Sandrine Revet's Behind the Scenes of the World of "Natural" Disasters
Editions Fondation maison des sciences de l'homme - Collection "Le bien commun" directed by Laëtitia Atlanti-Duault, Jean-Pierre Dozon and Laurent Vidal, September 2018 - 237 Pages
Based on a long field survey, this book reveals how environmental disaster management works in practice, from the UN offices to the countries concerned. From Cyclone Bhola in 1970 to the Tohoku and Fukushima disaster in 2011, via the 1988 Armenia earthquake, Hurricane Mitch in 1998 or the 2004 tsunami in South-East Asia, an international world of so-called "natural" disasters has gradually emerged.

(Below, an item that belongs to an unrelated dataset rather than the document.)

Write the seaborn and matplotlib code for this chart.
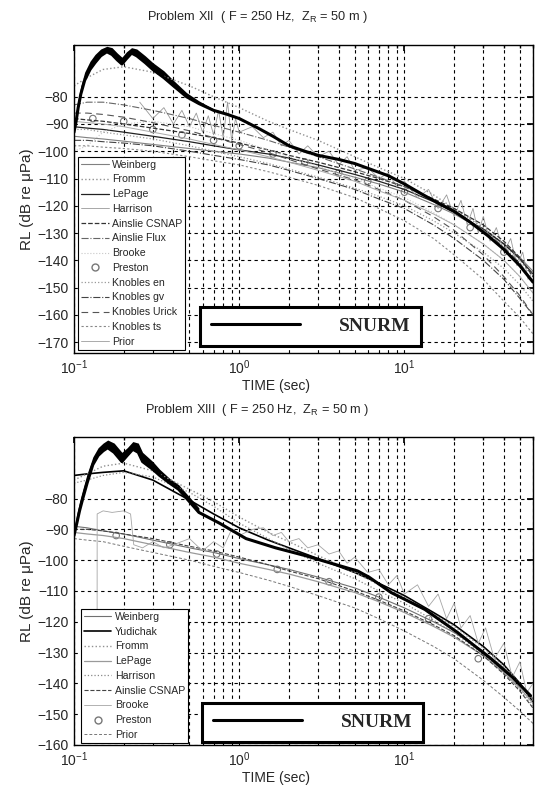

Why "natural"?
Since the 1990s, natural phenomena - earthquakes, hurricanes, tsunamis, volcanic eruptions - are no longer considered to be solely responsible for disasters: human activity increases the vulnerability of territories and inhabitants to disasters, which it is therefore no longer acceptable to attribute solely to nature.
The social world that is being built around these disasters is composed of many actors from various backgrounds: first-aid workers, NGO professionals, diplomats, scientists... To form an "international disaster government", they had to develop common norms, standards, tools and language in order to harmonize divergent or even competing ways of doing things.
This book, which is the result of a seven-year ethnography among the actors of this world, gives an account of this ongoing work and brings out the main tensions that animate it: between preparedness and resilience, prevention and emergency, technology and traditional practices, hierarchical command and horizontal organization, hazard-centric paradigm and vulnerability paradigm .
Sandrine Revet is an anthropologist, research director at the Centre de recherches internationales (CERI) Sciences Po in Paris. She co-founded the Association for Disaster and Risk Research in Anthropology (ARCRA) and the Disaster and Crisis Anthropological Network (DICAN) within the European Association for Social Anthropologists (EASA).